The researchers studied likely predictors of sensation-seeking trajectories in nearly 3,000 children all of Puerto Rican background, approximately half of whom lived in Puerto Rico and half in the South Bronx. Children were asked to agree or disagree with statements like “Sometimes you like to do things that are a little scary,” and “Riding very fast and doing tricks on a skateboard are fun.” Results were measured on a ten-item sensation-seeking scale.
In children living in both settings, the researchers observed a spike in sensation-seeking behavior was first seen at ages 10 and 11, with rates climbing to age 17. More than three-quarters of the children were in the “normative” and “low-sensation-seeking” classes, in which sensation-seeking scores increased as expected with age. However, 16 percent had sensation seeking scores that increased faster than expected with age, and 7 percent started with high sensation-seeking scores that decreased over time.
Rates of sensation-seeking were consistently higher in the South Bronx than Puerto Rico, and youth in the South Bronx generally reported sensation-seeking at an earlier age. “Children born into families of migrants scored higher in sensation-seeking either because they inherited a ‘novelty-seeking’ trait from their parents,” explains Martins, “or because they were exposed to family environments and different parenting practices that promoted certain behaviors.” Martins also noted that besides poverty, children living in the South Bronx very frequently face exposure to violence, peer delinquency or stressful life events compared to their counterparts in Puerto Rico.

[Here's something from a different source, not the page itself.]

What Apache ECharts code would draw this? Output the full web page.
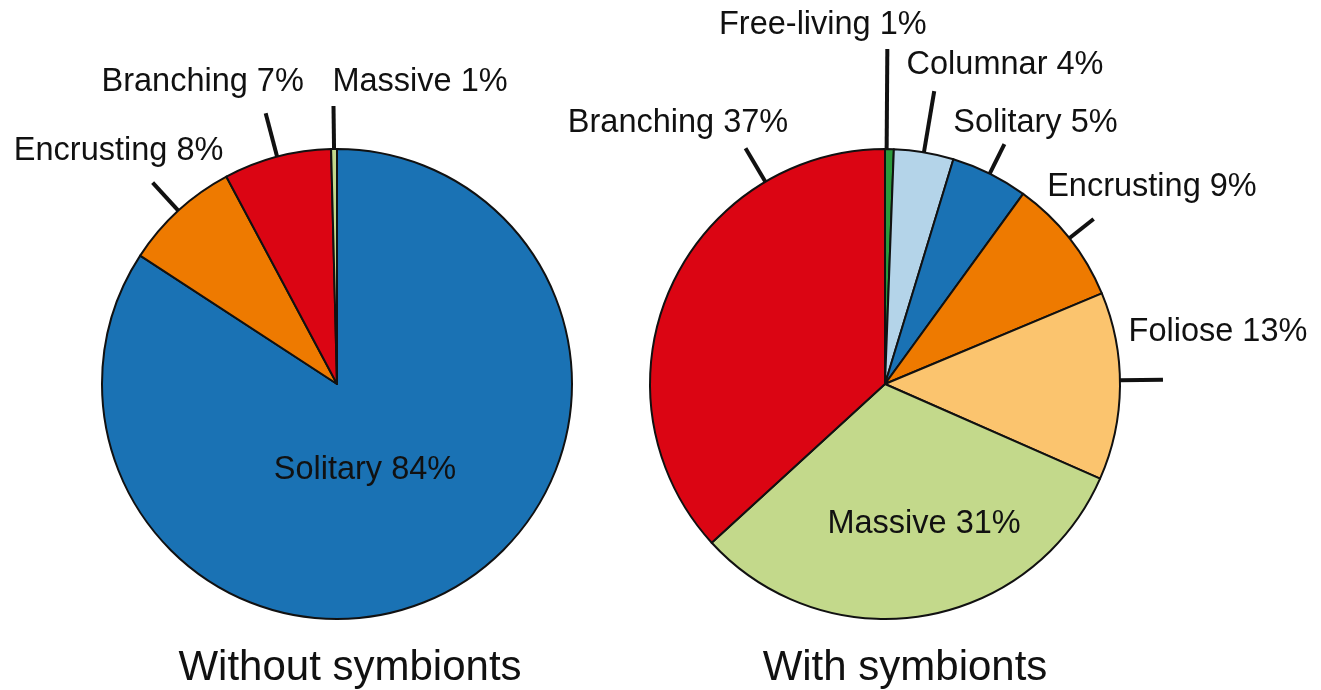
<!DOCTYPE html>
<html>
<head>
<meta charset="utf-8">
<script src="https://cdn.jsdelivr.net/npm/echarts@6/dist/echarts.min.js"></script>
<style>
    html, body { margin: 0; padding: 0; background: #fff; }
    #main { width: 1321px; height: 690px; }
</style>
</head>
<body>
<div id="main"></div>
<script>
// values (clockwise from 12 o'clock)
const withoutNames = ['Solitary', 'Encrusting', 'Branching', 'Massive'];
const withoutValues = [84.2, 8.0, 7.4, 0.4];
const withoutPct = [84, 8, 7, 1];

const withNames = ['Free-living', 'Columnar', 'Solitary', 'Encrusting', 'Foliose', 'Massive', 'Branching'];
const withValues = [0.6, 4.1, 5.3, 8.7, 12.9, 31.6, 36.8];
const withPct = [1, 4, 5, 9, 13, 31, 37];

const titles = ['Without symbionts', 'With symbionts'];

const withoutColors = ['#1a72b4', '#ee7a00', '#db0513', '#c3d98b'];
const withColors = ['#2b9a3b', '#b4d4e9', '#1a72b4', '#ee7a00', '#fbc46e', '#c3d98b', '#db0513'];

const font = '"Liberation Sans", Arial, Helvetica, sans-serif';
const ink = '#111';

/* label stubs: length, optional angle, text shift from stub end */
const withoutGuides = [
    { inside: true, shift: [-28, -17] },
    { len: 38, shift: [-34, -32] },
    { len: 45, shift: [-63, -31] },
    { len: 43, shift: [86.5, -23.5] }
];
const withGuides = [
    { len: 100, angle: 0.4, shift: [-64.5, -24] },
    { len: 62, shift: [70.8, -25.6] },
    { len: 33, shift: [31, -21] },
    { len: 31, shift: [58.3, -32] },
    { len: 43, angle: 89.1, shift: [55, -47.6] },
    { inside: true, shift: [20, 24] },
    { len: 39, angle: 329.4, shift: [-67.5, -25] }
];

function placeLabels (values, center, radius, guides) {
    const total = values.reduce((a, b) => a + b, 0);
    let acc = 0;
    const mids = values.map(v => { const m = (acc + v / 2) / total * 360; acc += v; return m; });
    const at = (deg, dist) => {
        const t = deg * Math.PI / 180;
        return [center[0] + dist * Math.sin(t), center[1] - dist * Math.cos(t)];
    };
    return function (params) {
        const g = guides[params.dataIndex];
        const ang = g.angle != null ? g.angle : mids[params.dataIndex];
        if (g.inside) {
            const p = at(ang, radius / 2);
            return { x: p[0] + g.shift[0], y: p[1] + g.shift[1], align: 'center', verticalAlign: 'middle' };
        }
        const p0 = at(ang, radius);
        const p1 = at(ang, radius + g.len);
        return {
            x: p1[0] + g.shift[0], y: p1[1] + g.shift[1],
            align: 'center', verticalAlign: 'middle',
            labelLinePoints: [p0, p1]
        };
    };
}

function pieSeries (names, values, pct, colors, guides, center, radius) {
    return {
        type: 'pie',
        center: center,
        radius: radius,
        startAngle: 90,
        clockwise: true,
        avoidLabelOverlap: false,
        silent: true,
        itemStyle: { borderColor: ink, borderWidth: 2 },
        label: {
            show: true,
            color: ink,
            fontSize: 32.5,
            fontFamily: font,
            formatter: p => `${names[p.dataIndex]} ${pct[p.dataIndex]}%`
        },
        labelLine: { show: true, length: 20, length2: 0, lineStyle: { color: ink, width: 4 } },
        labelLayout: placeLabels(values, center, radius, guides),
        data: values.map((v, i) => ({
            name: names[i],
            value: v,
            itemStyle: { color: colors[i] },
            labelLine: { show: !guides[i].inside }
        }))
    };
}

const chart = echarts.init(document.getElementById('main'));
chart.setOption({
    animation: false,
    backgroundColor: '#fff',
    title: [
        { text: titles[0], left: 350, top: 647, textAlign: 'center', padding: 0,
          textStyle: { fontSize: 42, fontWeight: 'normal', color: ink, fontFamily: font } },
        { text: titles[1], left: 905, top: 647, textAlign: 'center', padding: 0,
          textStyle: { fontSize: 42, fontWeight: 'normal', color: ink, fontFamily: font } }
    ],
    series: [
        pieSeries(withoutNames, withoutValues, withoutPct, withoutColors, withoutGuides, [337, 384], 235),
        pieSeries(withNames, withValues, withPct, withColors, withGuides, [885, 384], 235)
    ]
});
</script>
</body>
</html>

The researchers also found that boys and young men had higher levels of sensation-seeking than girls and young women–a finding Martins says is likely linked to testosterone, which is associated with the behavior, as well as culturally-mediated gender differences.
“There is growing understanding that sensation-seeking is not just a personality trait or a rite of passage,” says Martins. “There is growing evidence that this behavior is mediated by factors, including where a child grows up.”
The study done by Columbia University’s Mailman School of Public Health.